● Task instructions
Render the material again word for word, skipping the pictures in it.

● Data section
════════

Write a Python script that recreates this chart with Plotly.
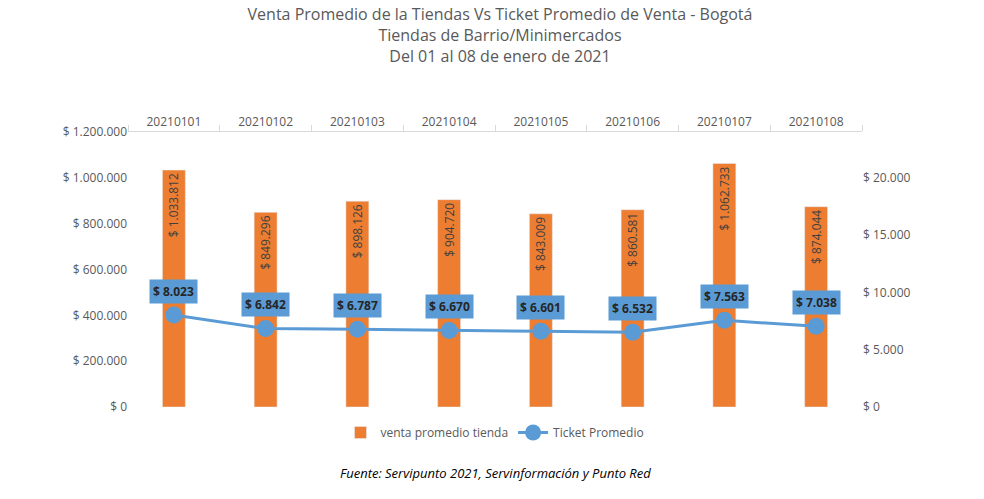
import plotly.graph_objects as go

categories = ["20210101","20210102","20210103","20210104","20210105","20210106","20210107","20210108"]
venta = [1033812, 849296, 898126, 904720, 843009, 860581, 1062733, 874044]
ticket = [8023, 6842, 6787, 6670, 6601, 6532, 7563, 7038]

def fmt(v):
    return "$ " + f"{v:,}".replace(",", ".")

xs = list(range(len(categories)))
fig = go.Figure()
fig.add_trace(go.Bar(x=xs, y=venta, name="venta promedio tienda", marker_color="#ED7D31",
                     width=0.25, text=[fmt(v) for v in venta], textposition="inside",
                     textangle=-90, insidetextanchor="end",
                     textfont=dict(color="#404040", size=12, family="Open Sans"), yaxis="y"))
fig.add_trace(go.Scatter(x=xs, y=ticket, name="Ticket Promedio", mode="lines+markers",
                         line=dict(color="#5B9BD5", width=3), marker=dict(size=17, color="#5B9BD5"),
                         yaxis="y2"))
for c, t in zip(xs, ticket):
    fig.add_annotation(x=c, y=t, xref="x", yref="y2", text="<b>" + fmt(t) + "</b>", showarrow=False, yshift=24,
                       bgcolor="#5B9BD5", font=dict(color="#262626", size=12, family="Open Sans"),
                       borderpad=3)
fig.add_annotation(x=0.5, y=-0.2, xref="paper", yref="paper", showarrow=False, yanchor="top",
                   text="<i>Fuente: Servipunto 2021, Servinformación y Punto Red</i>",
                   font=dict(size=13, color="#000000", family="Open Sans"))
fig.update_layout(
    width=984, height=499, plot_bgcolor="white", paper_bgcolor="white",
    margin=dict(l=120, r=130, t=124, b=100),
    title=dict(text="Venta Promedio de la Tiendas Vs Ticket Promedio de Venta - Bogotá<br>Tiendas de Barrio/Minimercados<br>Del 01 al 08 de enero de 2021",
               x=0.5, y=0.975, yanchor="top", font=dict(size=16, color="#595959", family="Open Sans")),
    font=dict(family="Open Sans", color="#595959", size=12),
    xaxis=dict(side="top", showline=True, linecolor="#D9D9D9", ticks="", range=[-0.5, 7.5],
               tickvals=xs, ticktext=categories, tickangle=0,
               minor=dict(tickvals=[i - 0.5 for i in range(9)], ticks="outside", ticklen=6, tickcolor="#D9D9D9")),
    yaxis=dict(range=[0, 1200000], tickvals=[0,200000,400000,600000,800000,1000000,1200000],
               ticktext=[fmt(v) for v in [0,200000,400000,600000,800000,1000000,1200000]],
               showgrid=False, zeroline=False),
    yaxis2=dict(range=[0, 24000], overlaying="y", side="right", tickvals=[0,5000,10000,15000,20000],
                ticktext=[fmt(v) for v in [0,5000,10000,15000,20000]], showgrid=False, zeroline=False),
    legend=dict(orientation="h", x=0.5, xanchor="center", y=-0.04, yanchor="top",
                font=dict(size=12, color="#595959")),
    bargap=0.75,
)
fig.write_html("out.html")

════════

● Answer to this task
Write a Python script that recreates this chart with Plotly.
import plotly.graph_objects as go

categories = ["20210101","20210102","20210103","20210104","20210105","20210106","20210107","20210108"]
venta = [1033812, 849296, 898126, 904720, 843009, 860581, 1062733, 874044]
ticket = [8023, 6842, 6787, 6670, 6601, 6532, 7563, 7038]

def fmt(v):
    return "$ " + f"{v:,}".replace(",", ".")

xs = list(range(len(categories)))
fig = go.Figure()
fig.add_trace(go.Bar(x=xs, y=venta, name="venta promedio tienda", marker_color="#ED7D31",
                     width=0.25, text=[fmt(v) for v in venta], textposition="inside",
                     textangle=-90, insidetextanchor="end",
                     textfont=dict(color="#404040", size=12, family="Open Sans"), yaxis="y"))
fig.add_trace(go.Scatter(x=xs, y=ticket, name="Ticket Promedio", mode="lines+markers",
                         line=dict(color="#5B9BD5", width=3), marker=dict(size=17, color="#5B9BD5"),
                         yaxis="y2"))
for c, t in zip(xs, ticket):
    fig.add_annotation(x=c, y=t, xref="x", yref="y2", text="<b>" + fmt(t) + "</b>", showarrow=False, yshift=24,
                       bgcolor="#5B9BD5", font=dict(color="#262626", size=12, family="Open Sans"),
                       borderpad=3)
fig.add_annotation(x=0.5, y=-0.2, xref="paper", yref="paper", showarrow=False, yanchor="top",
                   text="<i>Fuente: Servipunto 2021, Servinformación y Punto Red</i>",
                   font=dict(size=13, color="#000000", family="Open Sans"))
fig.update_layout(
    width=984, height=499, plot_bgcolor="white", paper_bgcolor="white",
    margin=dict(l=120, r=130, t=124, b=100),
    title=dict(text="Venta Promedio de la Tiendas Vs Ticket Promedio de Venta - Bogotá<br>Tiendas de Barrio/Minimercados<br>Del 01 al 08 de enero de 2021",
               x=0.5, y=0.975, yanchor="top", font=dict(size=16, color="#595959", family="Open Sans")),
    font=dict(family="Open Sans", color="#595959", size=12),
    xaxis=dict(side="top", showline=True, linecolor="#D9D9D9", ticks="", range=[-0.5, 7.5],
               tickvals=xs, ticktext=categories, tickangle=0,
               minor=dict(tickvals=[i - 0.5 for i in range(9)], ticks="outside", ticklen=6, tickcolor="#D9D9D9")),
    yaxis=dict(range=[0, 1200000], tickvals=[0,200000,400000,600000,800000,1000000,1200000],
               ticktext=[fmt(v) for v in [0,200000,400000,600000,800000,1000000,1200000]],
               showgrid=False, zeroline=False),
    yaxis2=dict(range=[0, 24000], overlaying="y", side="right", tickvals=[0,5000,10000,15000,20000],
                ticktext=[fmt(v) for v in [0,5000,10000,15000,20000]], showgrid=False, zeroline=False),
    legend=dict(orientation="h", x=0.5, xanchor="center", y=-0.04, yanchor="top",
                font=dict(size=12, color="#595959")),
    bargap=0.75,
)
fig.write_html("out.html")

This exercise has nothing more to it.